The Westmeath Way Overview
Official length: 33km
What we walked: Less than 25km
Number of days: 1
Start/end points: Kilbeggan or Mullingar (Bus to Kilbeggan from Mullingar)
Trail difficulty: 2/5
Trail Quality: 3/5
Camping/Accommodation: There is accommodation available in Mullingar. Not many options for camping on the south side of the trail, possible on the canal.
Maps: We’ve made our own Tough Soles maps! These maps are free to use, remix, and redistribute under CC-BY 4.0. All you need to do is attribute us! Here are the Westmeath Way maps, and here are all the maps we’ve made.
Currently the trail is split in two - the north side from Mullingar is open as far as the Ladestown Carpark, and the south side is open from Kilbeggan to Dysart. Having walked the canal before as part of the Royal Canal Way, we opted to walk the south section of the route.
25th April, 2018
As the shortest trail left on our list we decided to tick it off while we were close by, taking a short break for Carl's birthday in Roscommon. One of the main things we were excited about was getting to try out Carl's new camera, and compare it to the footage we've been shooting so far. The camera is a Sony RX100 mk 3, one of the best compact cameras we’ve seen. A few years ago Carl had the mk 1, and had loved it, so he was excited to try out the newer model.
Kilbeggan itself is a nice village, with a whiskey distillery there looking particularly pretty. If we’d realised there was a distillery there we might have tried to arrive earlier and take a tour, but for now we happily admire it from a distance, and then walk on. Being the end of April, but feeling like the start of spring, the weather was all over the place, and we experience rain, hail and sun within 5 minutes of each other.
Taking a side road out of the town, the trail pretty quickly joins the river bank and we find ourselves walking along a lovely embankment, something I assume was built around the multiple mills and weirs in the area.

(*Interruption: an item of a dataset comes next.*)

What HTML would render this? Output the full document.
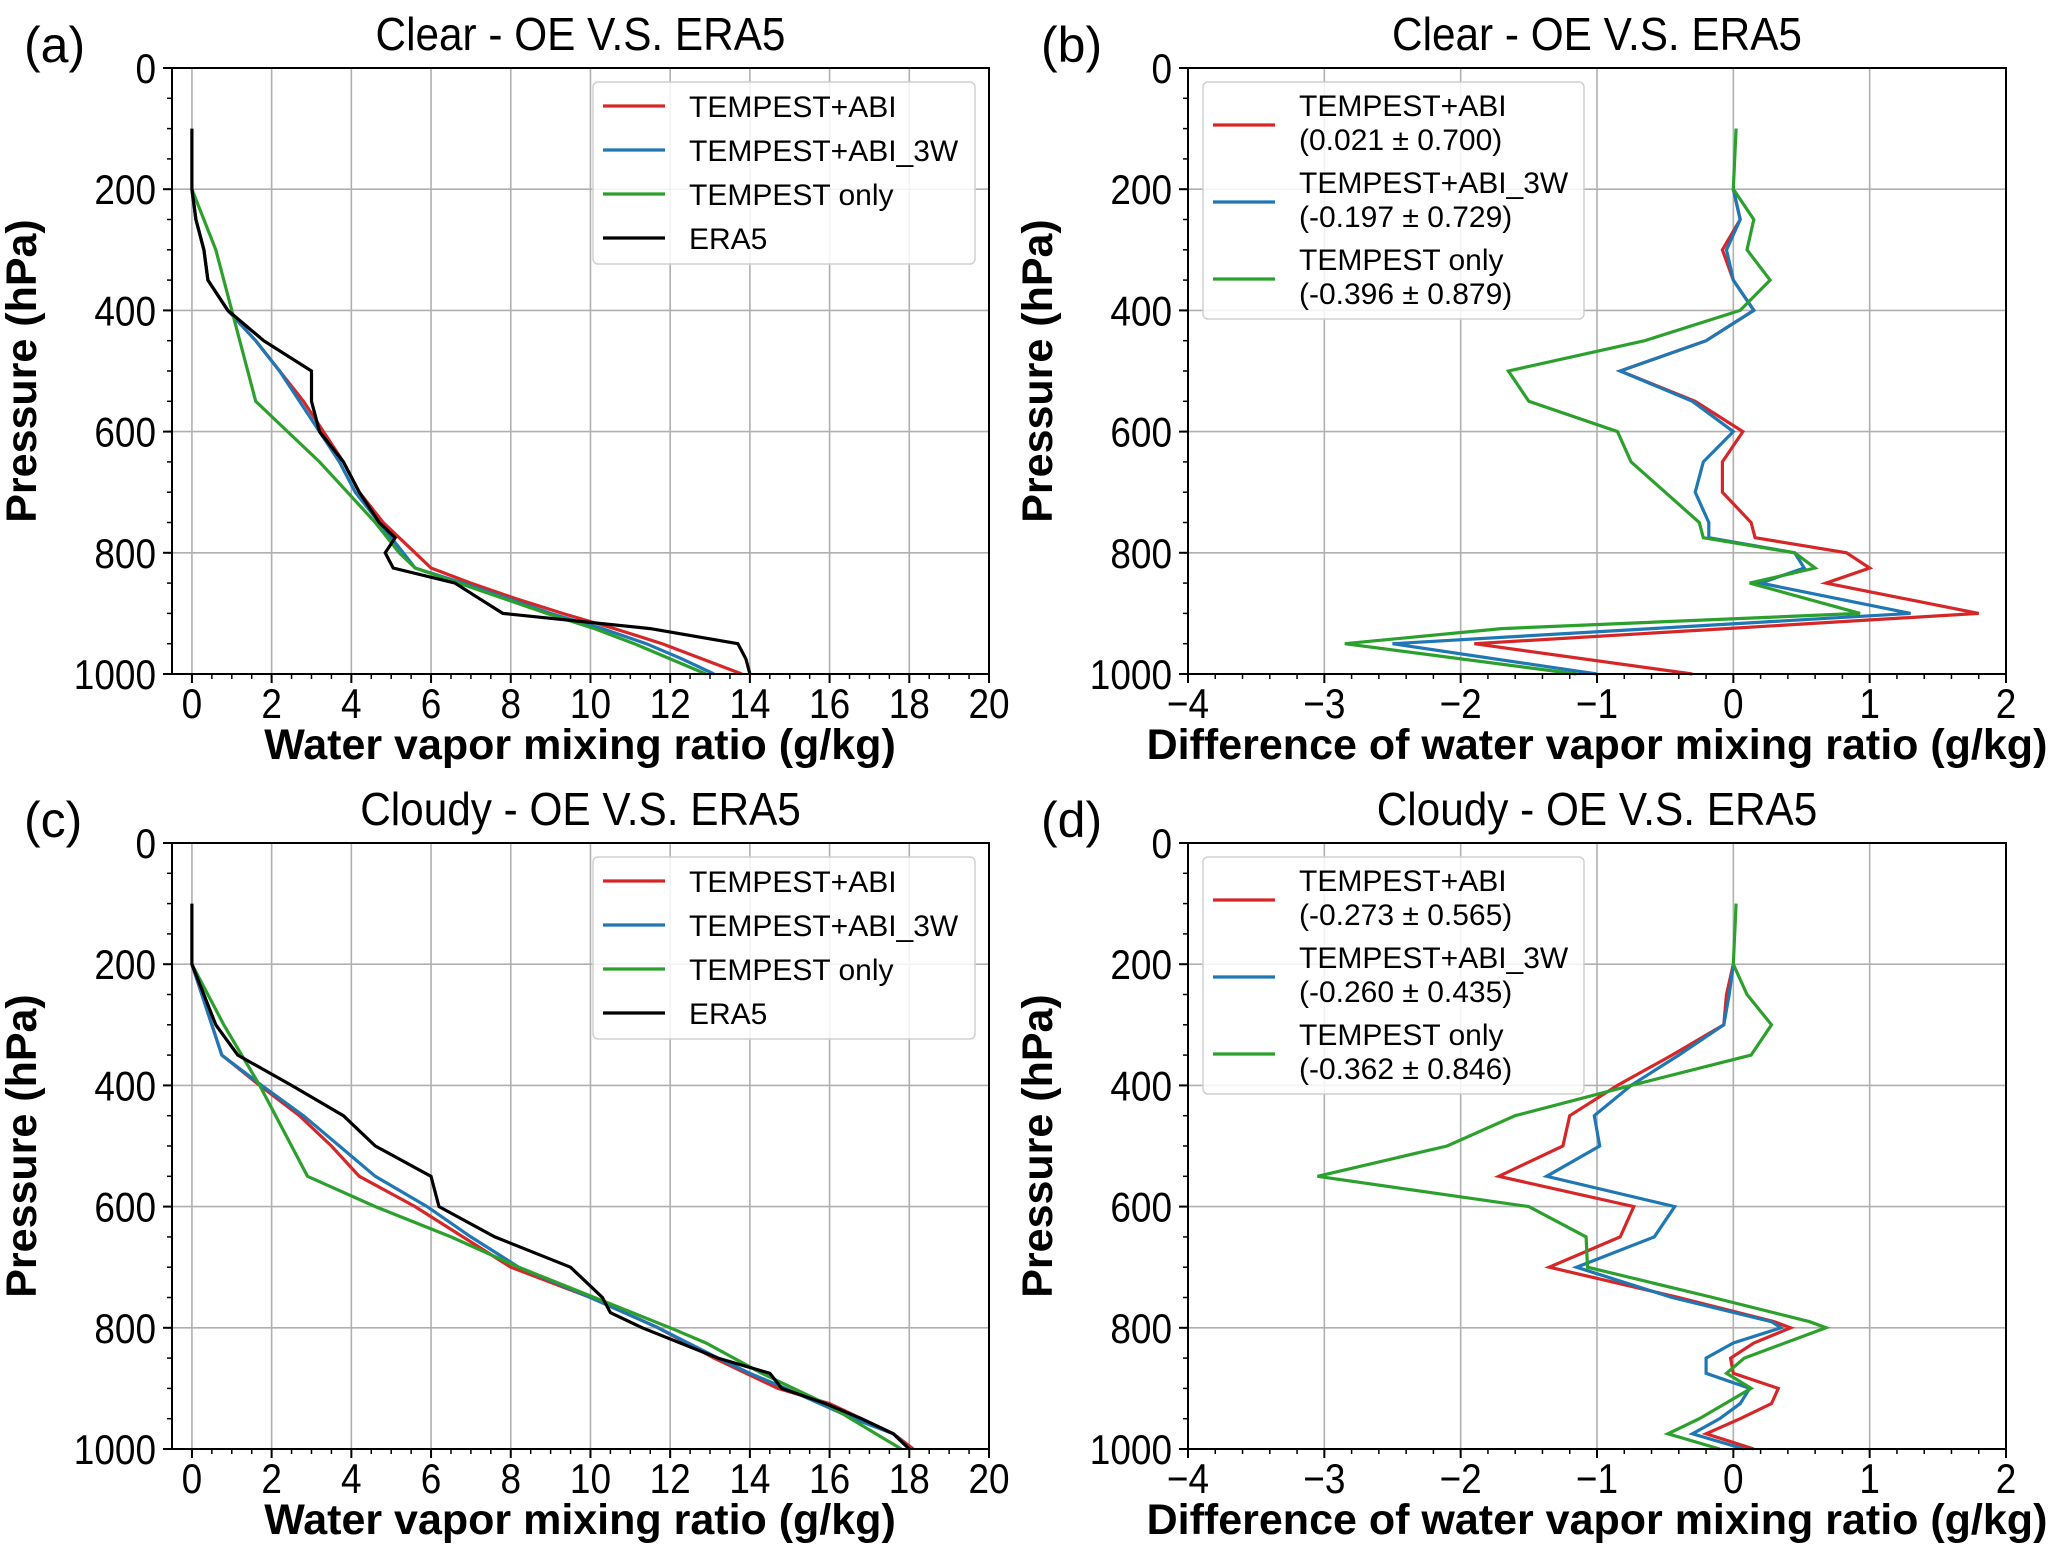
<!DOCTYPE html>
<html><head><meta charset="utf-8">
<style>
html,body{margin:0;padding:0;background:#fff;}
svg{display:block;font-family:"Liberation Sans","DejaVu Sans",sans-serif;}
</style></head>
<body>
<svg id="fig" width="2067" height="1558" viewBox="0 0 2067 1558" xmlns="http://www.w3.org/2000/svg"></svg>
<script>
// ---------- data ----------
const aEraP = [100,200,250,300,350,400,450,500,550,600,650,700,750,775,800,825,850,875,900,925,950,975,1000];
const aEraV = [0,0,0.1,0.3,0.4,0.9,1.8,3.0,3.0,3.2,3.8,4.2,4.7,5.1,4.85,5.05,6.6,7.2,7.8,11.5,13.7,13.9,14.0];
const aRedP = [200,250,300,350,400,450,500,550,600,650,700,750,775,800,825,850,875,900,925,950,975,1000];
const aRedV = [0,0.1,0.3,0.4,0.9,1.6,2.2,2.8,3.3,3.8,4.2,4.8,5.2,5.6,6.0,7.0,8.1,9.3,10.6,11.8,12.8,13.8];
const aBlueP = [200,250,300,350,400,450,500,550,600,650,700,750,800,825,850,875,900,925,950,975,1000];
const aBlueV = [0,0.1,0.3,0.4,0.9,1.6,2.2,2.7,3.2,3.7,4.1,4.7,5.3,5.6,6.8,7.9,9.0,10.3,11.4,12.3,13.1];
const aGreenP = [200,300,400,550,600,650,700,750,800,825,850,875,900,925,950,975,1000];
const aGreenV = [0,0.6,1.0,1.6,2.4,3.2,3.9,4.6,5.2,5.6,6.7,7.8,8.9,10.1,11.1,12.0,12.9];
const bRedP = [200,250,300,350,400,450,500,550,600,650,700,750,775,800,825,850,900,925,950,1000];
const bRedV = [0,0.05,-0.08,0,0.15,-0.2,-0.83,-0.28,0.07,-0.08,-0.08,0.13,0.16,0.83,1.0,0.68,1.8,-0.05,-1.9,-0.3];
const bBlueP = [200,250,300,350,400,450,500,550,600,650,700,750,775,800,825,850,900,925,950,1000];
const bBlueV = [0,0.05,-0.05,0,0.15,-0.2,-0.83,-0.3,0,-0.22,-0.28,-0.18,-0.18,0.45,0.52,0.2,1.3,-0.6,-2.5,-1.0];
const bGreenP = [100,200,250,300,350,400,450,500,550,600,650,700,750,775,800,825,850,900,925,950,1000];
const bGreenV = [0.02,0,0.15,0.1,0.27,0.05,-0.65,-1.65,-1.5,-0.85,-0.75,-0.5,-0.25,-0.22,0.45,0.6,0.12,0.93,-1.7,-2.85,-1.15];
const cEraP = [100,200,300,350,400,450,500,550,600,650,700,750,775,800,850,875,900,925,950,975,1000];
const cEraV = [0,0,0.6,1.15,2.5,3.8,4.6,6.0,6.2,7.6,9.5,10.3,10.5,11.3,13.2,14.5,14.8,15.9,16.8,17.6,18.0];
const cRedP = [200,350,400,450,500,550,600,650,700,750,800,850,900,925,975,1000];
const cRedV = [0,0.75,1.7,2.7,3.5,4.2,5.6,6.8,8.0,10.0,11.7,13.1,14.7,16.0,17.6,18.1];
const cBlueP = [200,350,400,450,500,550,600,650,700,750,800,850,875,900,950,975,1000];
const cBlueV = [0,0.75,1.75,2.8,3.7,4.6,5.9,7.0,8.2,10.0,11.7,13.2,14.0,14.9,16.6,17.6,18.0];
const cGreenP = [200,300,400,550,600,650,700,750,800,825,875,925,1000];
const cGreenV = [0,0.8,1.7,2.9,4.6,6.5,8.2,10.1,12.0,12.9,14.3,15.9,17.8];
const dRedP = [200,250,300,350,400,450,500,550,600,650,700,750,790,800,825,850,875,900,925,950,975,1000];
const dRedV = [0,-0.05,-0.07,-0.45,-0.85,-1.2,-1.25,-1.72,-0.73,-0.83,-1.35,-0.4,0.3,0.42,0.15,-0.02,0,0.33,0.28,0.05,-0.2,0.15];
const dBlueP = [200,250,300,350,400,450,500,550,600,650,700,750,790,800,825,850,875,900,925,950,975,1000];
const dBlueV = [0,-0.03,-0.07,-0.4,-0.75,-1.02,-0.98,-1.37,-0.43,-0.58,-1.15,-0.45,0.28,0.35,0,-0.2,-0.2,0.12,0.05,-0.1,-0.3,0.08];
const dGreenP = [100,200,250,300,350,400,450,500,550,600,650,700,750,790,800,850,875,900,950,975,1000];
const dGreenV = [0.02,0,0.1,0.28,0.13,-0.75,-1.6,-2.1,-3.05,-1.5,-1.08,-1.07,-0.15,0.56,0.68,0.08,-0.05,0.13,-0.25,-0.48,-0.1];
const absTicks = [0,2,4,6,8,10,12,14,16,18,20];
const diffTicks = [-4,-3,-2,-1,0,1,2];
const diffTickLabels = ["\u22124","\u22123","\u22122","\u22121","0","1","2"];
const pTicks = [0,200,400,600,800,1000];
const legendA = ["TEMPEST+ABI","TEMPEST+ABI_3W","TEMPEST only","ERA5"];
const legendB = [["TEMPEST+ABI","(0.021 \u00b1 0.700)"],["TEMPEST+ABI_3W","(-0.197 \u00b1 0.729)"],["TEMPEST only","(-0.396 \u00b1 0.879)"]];
const legendD = [["TEMPEST+ABI","(-0.273 \u00b1 0.565)"],["TEMPEST+ABI_3W","(-0.260 \u00b1 0.435)"],["TEMPEST only","(-0.362 \u00b1 0.846)"]];

const RED="#d62728",BLUE="#1f77b4",GREEN="#2ca02c",BLACK="#000000";
const NS="http://www.w3.org/2000/svg";
const svg=document.getElementById('fig');
function mk(tag,attrs,parent){const e=document.createElementNS(NS,tag);for(const k in attrs)e.setAttribute(k,attrs[k]);(parent||svg).appendChild(e);return e;}
function txt(s,attrs,parent){const e=mk('text',attrs,parent);e.textContent=s;return e;}

function panel(cfg){
  const g=mk('g',{});
  
  
  const L=cfg.L,R=cfg.R,T=cfg.T,B=cfg.B;
  const xs=v=>L+(v-cfg.x0)/(cfg.x1-cfg.x0)*(R-L);
  const ys=p=>T+p/1000*(B-T);
  const grid=mk('g',{},g);
  
  
  cfg.xt.forEach(v=>mk('line',{x1:xs(v),x2:xs(v),y1:T,y2:B,stroke:'#b0b0b0','stroke-width':1.6},grid));
  pTicks.forEach(p=>mk('line',{x1:L,x2:R,y1:ys(p),y2:ys(p),stroke:'#b0b0b0','stroke-width':1.6},grid));
  cfg.series.forEach(s=>{
    const pts=s.v.map((v,i)=>xs(v).toFixed(1)+','+ys(s.p[i]).toFixed(1)).join(' ');
    const pl=mk('polyline',{points:pts,fill:'none',stroke:s.c,'stroke-width':3.2,'stroke-linejoin':'miter'},g);
    
    
  });
  mk('rect',{x:L,y:T,width:R-L,height:B-T,fill:'none',stroke:'#000','stroke-width':2},g);
  const xa=mk('g',{},g);
  
  
  for(let v=cfg.x0min;v<=cfg.x1+1e-9;v+=cfg.minor){mk('line',{x1:xs(v),x2:xs(v),y1:B,y2:B+5,stroke:'#000','stroke-width':1.5},xa);}
  cfg.xt.forEach((v,i)=>{
    mk('line',{x1:xs(v),x2:xs(v),y1:B,y2:B+9,stroke:'#000','stroke-width':2},xa);
    txt(cfg.xl[i],{x:xs(v),y:B+44,'font-size':42,'text-anchor':'middle',transform:`translate(${xs(v)},0) scale(0.88,1) translate(${-xs(v)},0)`},xa);
  });
  const xt=txt(cfg.xlabel,{x:(cfg.xlabX),y:B+85,'font-size':43,'font-weight':'bold','text-anchor':'middle'},g);
  
  
  const ya=mk('g',{},g);
  
  
  for(let p=0;p<=1000;p+=50){mk('line',{x1:L-5,x2:L,y1:ys(p),y2:ys(p),stroke:'#000','stroke-width':1.5},ya);}
  pTicks.forEach(p=>{
    mk('line',{x1:L-9,x2:L,y1:ys(p),y2:ys(p),stroke:'#000','stroke-width':2},ya);
    const tx=L-16;
    txt(String(p),{x:tx,y:ys(p)+15,'font-size':42,'text-anchor':'end',transform:`translate(${tx},0) scale(0.88,1) translate(${-tx},0)`},ya);
  });
  const yt=txt('Pressure (hPa)',{x:0,y:0,'font-size':43,'font-weight':'bold','text-anchor':'middle',transform:`translate(${cfg.ylabX},${(T+B)/2}) rotate(-90)`},g);
  
  
  const cx=(L+R)/2;
  const tt=txt(cfg.title,{x:cx,y:T-18,'font-size':46,'text-anchor':'middle',transform:`translate(${cx},0) scale(0.92,1) translate(${-cx},0)`},g);
  
  
  const tg=txt(cfg.tag,{x:cfg.tagX,y:T-6,'font-size':50},g);
  
  
  const lg=mk('g',{},g);
  
  
  const lb=cfg.legBox;
  mk('rect',{x:lb[0],y:T+lb[1],width:lb[2],height:lb[3],rx:5,fill:'#fff','fill-opacity':0.85,stroke:'#d0d0d0','stroke-width':1.5},lg);
  cfg.legend.forEach((e,i)=>{
    const le=mk('g',{},lg);
    
    
    mk('line',{x1:e.x,x2:e.x+62,y1:T+e.y,y2:T+e.y,stroke:e.c,'stroke-width':3.2},le);
    e.lines.forEach((s,j)=>txt(s,{x:e.x+86,y:T+e.ty+j*34,'font-size':30},le));
  });
}

panel({name:'panel-a-clear',L:172,R:989,T:68,B:674,x0:-0.5,x1:20,x0min:0,minor:0.5,xt:absTicks,xl:absTicks.map(String),
  xlabel:'Water vapor mixing ratio (g/kg)',xlabX:580,ylabX:36,title:'Clear - OE V.S. ERA5',tag:'(a)',tagX:24,
  series:[{n:'line-tempest-abi',c:RED,p:aRedP,v:aRedV},{n:'line-tempest-abi-3w',c:BLUE,p:aBlueP,v:aBlueV},{n:'line-tempest-only',c:GREEN,p:aGreenP,v:aGreenV},{n:'line-era5',c:BLACK,p:aEraP,v:aEraV}],
  legBox:[593,14,382,182],
  legend:legendA.map((s,i)=>({x:603,y:38+i*44,ty:49+i*44,c:[RED,BLUE,GREEN,BLACK][i],lines:[s]}))});
panel({name:'panel-b-clear-diff',L:1188,R:2006,T:68,B:674,x0:-4,x1:2,x0min:-4,minor:0.2,xt:diffTicks,xl:diffTickLabels,
  xlabel:'Difference of water vapor mixing ratio (g/kg)',xlabX:1597,ylabX:1052,title:'Clear - OE V.S. ERA5',tag:'(b)',tagX:1041,
  series:[{n:'line-tempest-abi-diff',c:RED,p:bRedP,v:bRedV},{n:'line-tempest-abi-3w-diff',c:BLUE,p:bBlueP,v:bBlueV},{n:'line-tempest-only-diff',c:GREEN,p:bGreenP,v:bGreenV}],
  legBox:[1203,14,381,237],
  legend:legendB.map((s,i)=>({x:1213,y:57+i*77,ty:48+i*77,c:[RED,BLUE,GREEN][i],lines:s}))});
panel({name:'panel-c-cloudy',L:172,R:989,T:843,B:1449,x0:-0.5,x1:20,x0min:0,minor:0.5,xt:absTicks,xl:absTicks.map(String),
  xlabel:'Water vapor mixing ratio (g/kg)',xlabX:580,ylabX:36,title:'Cloudy - OE V.S. ERA5',tag:'(c)',tagX:24,
  series:[{n:'line-tempest-abi',c:RED,p:cRedP,v:cRedV},{n:'line-tempest-abi-3w',c:BLUE,p:cBlueP,v:cBlueV},{n:'line-tempest-only',c:GREEN,p:cGreenP,v:cGreenV},{n:'line-era5',c:BLACK,p:cEraP,v:cEraV}],
  legBox:[593,14,382,182],
  legend:legendA.map((s,i)=>({x:603,y:38+i*44,ty:49+i*44,c:[RED,BLUE,GREEN,BLACK][i],lines:[s]}))});
panel({name:'panel-d-cloudy-diff',L:1188,R:2006,T:843,B:1449,x0:-4,x1:2,x0min:-4,minor:0.2,xt:diffTicks,xl:diffTickLabels,
  xlabel:'Difference of water vapor mixing ratio (g/kg)',xlabX:1597,ylabX:1052,title:'Cloudy - OE V.S. ERA5',tag:'(d)',tagX:1041,
  series:[{n:'line-tempest-abi-diff',c:RED,p:dRedP,v:dRedV},{n:'line-tempest-abi-3w-diff',c:BLUE,p:dBlueP,v:dBlueV},{n:'line-tempest-only-diff',c:GREEN,p:dGreenP,v:dGreenV}],
  legBox:[1203,14,381,237],
  legend:legendD.map((s,i)=>({x:1213,y:57+i*77,ty:48+i*77,c:[RED,BLUE,GREEN][i],lines:s}))});
</script>
</body></html>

To be honest, our hopes for this trail hadn’t been particularly high, and our moods lifted as we wandered beside the water.
After a while we do end up on road and spend quite a while fighting off some rainy showers, walking this long section up to Lilliput Adventure centre on the shores of Lough Ennell. The centre itself hasn’t opened yet for the summer season, so we huddle on a bench and pet a friendly dog that’s come over to say hello. As we walk down to the lake shore stormy clouds roll in, and the sky opens for a particularly long 10 minutes, drenching us, and then moving on. From the lake the trail heads to Dysert, a small cross roads, and we cross some nice fields and small lanes to get there. At one point we share our walk with two donkeys and a Shetland pony.
Shaking off the last of the raindrops we come out in Dysert at a small stile in a wall, see the info board that marks the end, and feel a wave of relief. While sections of this trail were enjoyable and interesting, in general it felt a little lost and without purpose. With the middle section closed, the trail spends almost no time on the Lake, and I think that may have once been it’s main attraction. I’m glad for us to have stretched our legs, and happy to have marked another trail off.
On our way back to Carl's family's home (for some more birthday cake) we looked at new maps and counted kilometres, itching to get back living on the road. The long winter was coming to an end, and while the short trails are nice and easy, it wasn't much fun heading out and walking them just because we felt like we had to be making progress. We chose the Grand Canal as our next target, and started printing the maps.
Carl’s camera was great to have along - the video from it is much smoother than from my camera, so it’ll be interesting to see how we combine both rolls of footage on the trails to come.